When it comes to unemployment, older Americans face a double whammy.
Many face age discrimination. (About a third say that they — or someone they know — were recently discriminated against because of their age.) On top of that, employers also discriminate against job applicants who have been out of work the longest, according to Deborah Chalfie, AARP senior legislative representative for financial security.
Of the unemployed, people 55 or older were out of work an average of 51 weeks, compared with just 36 weeks for younger people, Chalfie says.
In December, Congress failed to renew emergency benefits that had been available to the long-term jobless. That left 1.3 million people without benefits after their regular state unemployment compensation checks ran out.
“Older workers are being significantly affected by this cutoff of benefits,” Chalfie says.
AARP is backing legislation on Capitol Hill to extend the emergency benefits. The bill passed its first hurdle in the Senate, 60-37, on Jan. 7, with six Republicans joining the Democratic majority.
Earlier that day President Barack Obama used his bully pulpit to push for the measure, appearing in the East Room of the White House with some of those who are affected.
“These are not statistics,” Obama said. “These are your neighbors, your friends, your family members.

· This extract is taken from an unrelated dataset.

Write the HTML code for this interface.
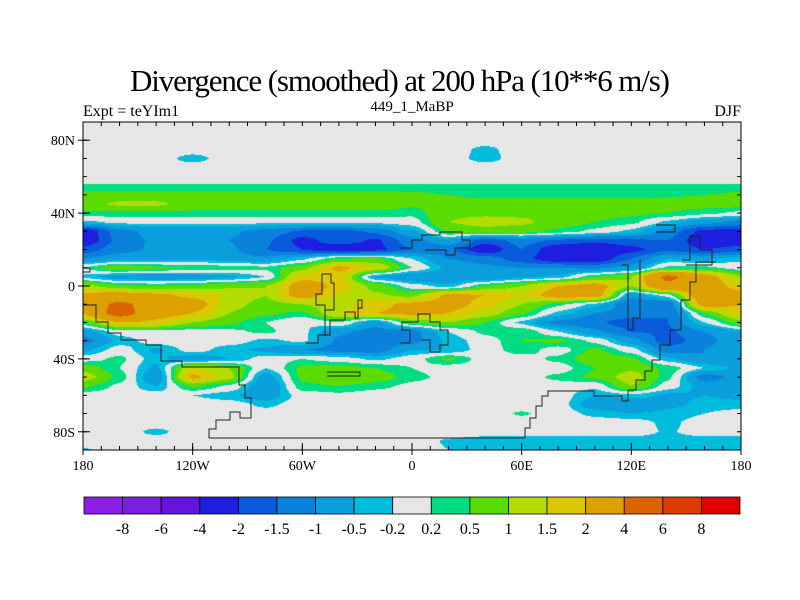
<!DOCTYPE html>
<html><head><meta charset="utf-8"><style>
body{margin:0;background:#fff;width:800px;height:600px;overflow:hidden;font-family:"Liberation Serif",serif}
svg{position:absolute;left:0;top:0}
canvas{position:absolute;left:83px;top:122px}
</style></head><body>
<canvas id="map" width="658" height="328"></canvas>
<svg id="chart" width="800" height="600"></svg>
<script>
const lons=[-180,-160,-140,-120,-100,-80,-60,-40,-20,0,20,40,60,80,100,120,140,160,180];
const lats=[90,85,80,75,70,65,60,55,50,45,40,35,30,25,20,15,10,5,0,-5,-10,-15,-20,-25,-30,-35,-40,-45,-50,-55,-60,-65,-70,-75,-80,-85,-90];
const field=[
[0,0,0,0,0,0,0,0,0,0,0,0,0,0,0,0,0,0,0],
[0,0,0,0,0,0,0,0,0,0,0,0,0,0,0,0,0,0,0],
[0,0,0,0,0,0,0,0,0,0,0,0,0,0,0,0,0,0,0],
[0,0,0,0,0,0,0,0,0,0,0,-0.3,0,0,0,0,0,0,0],
[0,0,0,-0.35,0,0,0,0,0,0,0,-0.35,0,0,0,0,0,0,0],
[0,0,0,0,0,0,0,0,0,0,0,0,0,0,0,0,0,0,0],
[0,0,0,0,0,0,0,0,0,0,0,0,0,0,0,0,0,0,0],
[0.25,0.25,0.25,0.25,0.25,0.25,0.25,0.25,0.25,0.25,0.25,0.25,0.25,0.25,0.25,0.25,0.25,0.25,0.25],
[0.7,0.7,0.7,0.7,0.7,0.7,0.7,0.7,0.7,0.6,0.5,0.4,0.4,0.4,0.4,0.4,0.45,0.5,0.6],
[0.8,1.1,1.1,0.8,0.8,0.8,0.8,0.8,0.8,0.6,0.7,0.7,0.7,0.7,0.7,0.7,0.7,0.7,0.7],
[0.4,0.4,0.4,0.4,0.4,0.4,0.4,0.4,0.4,0.3,0.9,0.9,0.9,0.9,0.7,0.6,0.5,0.3,0.1],
[-0.3,-0.1,-0.1,-0.1,-0.1,-0.1,-0.1,-0.1,-0.1,0,1.0,1.2,1.1,0.8,0.5,0.3,-0.3,-0.8,-1.2],
[-2.5,-1.2,-0.8,-0.8,-0.9,-1.2,-1.6,-1.7,-1.4,-0.6,0.6,0.8,0.7,0.4,0.1,-0.3,-1.2,-2.2,-2.2],
[-2.5,-1.3,-0.9,-0.8,-1.0,-1.4,-2.2,-1.7,-2.1,-1.2,-0.6,-1.8,-1.3,-1.6,-1.8,-1.6,-1.5,-2.5,-2.3],
[-1.8,-1.2,-0.9,-0.7,-0.9,-1.5,-2.0,-2.5,-2.2,-1.5,-1.4,-2.5,-1.5,-2.5,-2.8,-2.2,-1.6,-2.0,-1.8],
[-1.0,-0.7,-0.6,-0.6,-0.7,-0.9,-0.3,0.5,0.6,-0.2,-1.0,-1.2,-1.8,-2.5,-2.5,-1.5,-0.5,-0.6,-0.3],
[0.2,0.9,0.6,0.5,0.4,0.3,0.8,2.2,1.5,0.2,-0.6,-0.9,-1.0,-1.0,-1.1,-0.8,0.3,0.3,0.0],
[-0.3,-0.8,-0.9,-0.8,-0.6,-0.2,1.8,1.7,-0.6,-1.0,-1.0,-1.0,-0.6,-0.4,0.5,1.0,4.5,2.5,1.0],
[1.2,0.6,0.5,0.6,0.9,1.0,2.5,1.8,0.8,0.0,-0.4,0.5,1.0,2.0,2.5,1.0,3.5,2.8,1.5],
[2.2,2.5,2.2,1.8,1.4,1.0,2.5,1.5,1.1,0.8,2.2,2.0,1.5,2.5,2.6,-0.8,0.0,3.0,2.5],
[2.5,4.5,3.0,2.5,1.2,0.8,1.0,1.3,1.8,2.2,2.3,1.8,1.0,0.3,-0.3,-1.5,-1.5,2.5,2.0],
[2.0,5.0,2.5,2.0,1.0,0.6,0.4,1.5,2.0,2.2,2.0,1.3,0.6,-0.3,-1.0,-1.2,-1.5,0.5,1.8],
[0.5,2.0,1.8,1.0,0.6,0.2,-0.2,0.2,-0.8,0.6,1.0,0.5,-0.3,-1.2,-1.4,-1.8,-1.5,-0.2,0.8],
[-0.8,0,0,0,0.1,0.3,-0.1,-0.9,-1.2,-1.2,-0.2,0.3,0.5,-0.2,-0.9,-1.5,-1.6,-1.0,-0.5],
[-1.2,-0.4,0,0.1,0,-0.3,-0.1,-1.1,-1.5,-1.2,-0.4,0.0,0.5,0.6,0.1,-0.8,-1.8,-1.2,-0.6],
[-0.6,0,-0.6,0,-0.4,-0.6,-1.0,-1.2,-1.3,-0.5,-0.5,0,0.4,0,0.6,0,-1.3,-1.0,-0.5],
[0,0.3,-0.4,-0.8,-0.5,0,0.2,0,-0.3,0,0.6,0,0,0.3,0.8,0.6,-0.4,-1.0,-0.9],
[0.8,0.2,-0.6,1.5,1.0,-0.2,0.6,0.7,0.5,0.2,0,0,0,0,0.5,0.9,0.4,-0.2,-0.6],
[1.3,0.4,-1.0,2.2,1.2,-0.8,0.6,1.0,0.8,0.3,0.1,0,0,0.3,0.6,1.3,0.3,-1.3,-0.8],
[0.6,0.1,-0.5,0.6,0.1,-1.0,0.4,0.5,0.3,0.1,0,0,0,0,-0.1,1.0,0,-0.7,-0.6],
[0,0,0,-0.2,-0.4,-0.8,0,0.1,0,0,0,0,0,0,-0.5,-0.3,-0.6,-0.5,-0.6],
[-0.1,0,0,0,0,-0.3,0,0,0,0,0,0,0,0,-0.8,-1.0,-0.6,-0.4,-0.4],
[0,0,0,0,0,0,0,0,0,0,0,0,0.25,0,-0.3,-0.5,-0.4,-0.2,0],
[0,0,0,0,0,0,0,0,0,0,0,0,0,0,0,0,-0.3,0,0],
[0,0,-0.3,0,0,0,0,0,0,0,0,0,0,0,0,0,-0.25,0,0],
[0,0,0,0,0,0,0,0,0,0,-0.25,-0.4,-0.4,-0.4,-0.4,-0.4,-0.4,-0.4,-0.4],
[-0.25,0,0,0,0,0,0,0,0,0,-0.2,-0.4,-0.4,-0.4,-0.4,-0.4,-0.4,-0.4,-0.4]
];
const levels=[-8,-6,-4,-2,-1.5,-1,-0.5,-0.2,0.2,0.5,1,1.5,2,4,6,8];
const levelLabels=["-8","-6","-4","-2","-1.5","-1","-0.5","-0.2","0.2","0.5","1","1.5","2","4","6","8"];
const colors=["#8c1ee6","#7a1ee0","#6414dc","#1e1ee0","#0a5adc","#0a82dc","#0a9edc","#00bcdc","#e6e6e6","#00dc82","#5adc00","#b4dc00","#dcc800","#dca000","#dc6400","#dc3c00","#e00000"];
const latTicks=[80,40,0,-40,-80];
const latTickLabels=["80N","40N","0","40S","80S"];
const lonTicks=[-180,-120,-60,0,60,120,180];
const lonTickLabels=["180","120W","60W","0","60E","120E","180"];

const X0=83,X1=741,Y0=122,Y1=450;
const xOf=lon=>X0+(lon+180)/360*(X1-X0);
const yOf=lat=>Y0+(90-lat)/180*(Y1-Y0);
function hex(c){return [parseInt(c.substr(1,2),16),parseInt(c.substr(3,2),16),parseInt(c.substr(5,2),16)];}
const rgb=colors.map(hex);
function colIdx(v){let i=0;while(i<levels.length&&v>=levels[i])i++;return i;}
function sample(lon,lat){
  let fi=(lon-lons[0])/(lons[1]-lons[0]);fi=Math.max(0,Math.min(lons.length-1.0001,fi));
  let fj=(lats[0]-lat)/(lats[0]-lats[1]);fj=Math.max(0,Math.min(lats.length-1.0001,fj));
  const i=Math.floor(fi),j=Math.floor(fj),a=fi-i,b=fj-j;
  const sa=a*a*(3-2*a)*0.5+a*0.5, sb=b*b*(3-2*b)*0.5+b*0.5;
  const v00=field[j][i],v01=field[j][i+1],v10=field[j+1][i],v11=field[j+1][i+1];
  return (v00*(1-sa)+v01*sa)*(1-sb)+(v10*(1-sa)+v11*sa)*sb;
}
const cv=document.getElementById('map'),ctx=cv.getContext('2d');
const W=cv.width,H=cv.height,img=ctx.createImageData(W,H);
for(let py=0;py<H;py++){const lat=90-(py+0.5)/H*180;
  for(let px=0;px<W;px++){const lon=-180+(px+0.5)/W*360;
    const c=rgb[colIdx(sample(lon,lat))],k=(py*W+px)*4;
    img.data[k]=c[0];img.data[k+1]=c[1];img.data[k+2]=c[2];img.data[k+3]=255;}}
ctx.putImageData(img,0,0);

const NS='http://www.w3.org/2000/svg',svg=document.getElementById('chart');
function mk(t,a,p){const e=document.createElementNS(NS,t);for(const k in a)e.setAttribute(k,a[k]);(p||svg).appendChild(e);return e;}
function txt(s,x,y,size,anchor,name){const e=mk('text',{x:x,y:y,'font-size':size,'text-anchor':anchor||'middle','font-family':'Liberation Serif, serif',fill:'#000'});e.textContent=s;


return e;}
const title=txt('Divergence (smoothed) at 200 hPa (10**6 m/s)',400,91,31,'middle','chart-title');
title.setAttribute('textLength','540');
txt('Expt = teYIm1',83,116,16,'start','experiment-label');
txt('449_1_MaBP',412,111,15,'middle','run-label');
txt('DJF',741,116,16,'end','season-label');

const coasts=[
"209,438 525,438 525,428 530,428 530,418 536,418 536,406 542,406 542,396 548,396 548,391 594,391 594,396 622,396 622,401 628,401 628,390 636,390 636,380 645,380 645,371 652,371 652,360 660,360 660,345 670,345 670,330 681,330 681,300 690,300 690,282 696,282 696,262 716,262",
"209,438 209,429 216,429 216,420 230,420 230,412 240,412 240,418 251,418 251,398 245,398 245,385 239,385 239,367 182,367 182,361 161,361 161,345 146,345 146,340 121,340 121,333 108,333 108,322 96,322 96,305 83,305",
"306,343 318,343 318,335 330,335 330,320 345,320 345,312 355,312 355,318 358,318 358,300 362,300 362,308 358,308",
"325,336 325,305 316,305 316,294 322,294 322,274 331,274 331,283 334,283 334,310 325,310",
"400,343 410,343 410,330 402,330 402,322 418,322 418,314 430,314 430,322 440,322 440,330 448,330 448,345 440,345 440,352 430,352 430,340 422,340",
"400,248 412,248 412,240 422,240 422,235 440,235 440,232 462,232 462,240 470,240 470,248 455,248 455,255 446,255 446,250 425,250",
"622,265 628,265 628,330 633,330 633,318 640,318 640,260",
"656,225 675,225 675,232 656,232",
"682,260 690,260 690,236 700,236 700,250 712,250 712,265 686,265",
"327,372 360,372 360,376 327,376",
"83,268 90,268 90,272 83,272"
];
coasts.forEach((p,i)=>{const e=mk('polyline',{points:p,fill:'none',stroke:'#222','stroke-width':1});

});

const fr=mk('rect',{x:X0,y:Y0,width:X1-X0,height:Y1-Y0,fill:'none',stroke:'#000','stroke-width':1});


for(let lat=-90;lat<=90;lat+=10){const y=yOf(lat);mk('line',{x1:X0,x2:X0+4,y1:y,y2:y,stroke:'#000'});mk('line',{x1:X1,x2:X1-4,y1:y,y2:y,stroke:'#000'});}
for(let lon=-180;lon<=180;lon+=10){const x=xOf(lon);mk('line',{x1:x,x2:x,y1:Y1,y2:Y1-4,stroke:'#000'});mk('line',{x1:x,x2:x,y1:Y0,y2:Y0+4,stroke:'#000'});}
latTicks.forEach((lat,i)=>{const y=yOf(lat);mk('line',{x1:X0-5,x2:X0+7,y1:y,y2:y,stroke:'#000'});
txt(latTickLabels[i],X0-8,y+5,14,'end','y-tick-label');});
lonTicks.forEach((lon,i)=>{const x=xOf(lon);mk('line',{x1:x,x2:x,y1:Y1+5,y2:Y1-7,stroke:'#000'});
txt(lonTickLabels[i],x,Y1+20,14,'middle','x-tick-label');});

const CB0=84,CB1=740,CBY=497,CBH=17,bw=(CB1-CB0)/colors.length;
colors.forEach((c,i)=>{const r=mk('rect',{x:CB0+i*bw,y:CBY,width:bw,height:CBH,fill:c,stroke:'#000','stroke-width':0.8});

});
levelLabels.forEach((s,i)=>{txt(s,CB0+(i+1)*bw,CBY+CBH+20,16,'middle','colorbar-label');});
</script>
</body></html>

It could at some point be any of us. That’s why we set up a system of unemployment insurance.”
Some Republicans have said that it’s time to end the program, and some argue that Congress first must find a way to pay for the extended benefits.
Chalfie points out that the bill still has more procedural hoops to get through in the Senate and then would need to make in through the House of Representatives, where Republicans hold the majority.
“It’s by no means a sure thing,” she says. But, she adds, “we have never discontinued extended benefits when the unemployment rate has been so high.”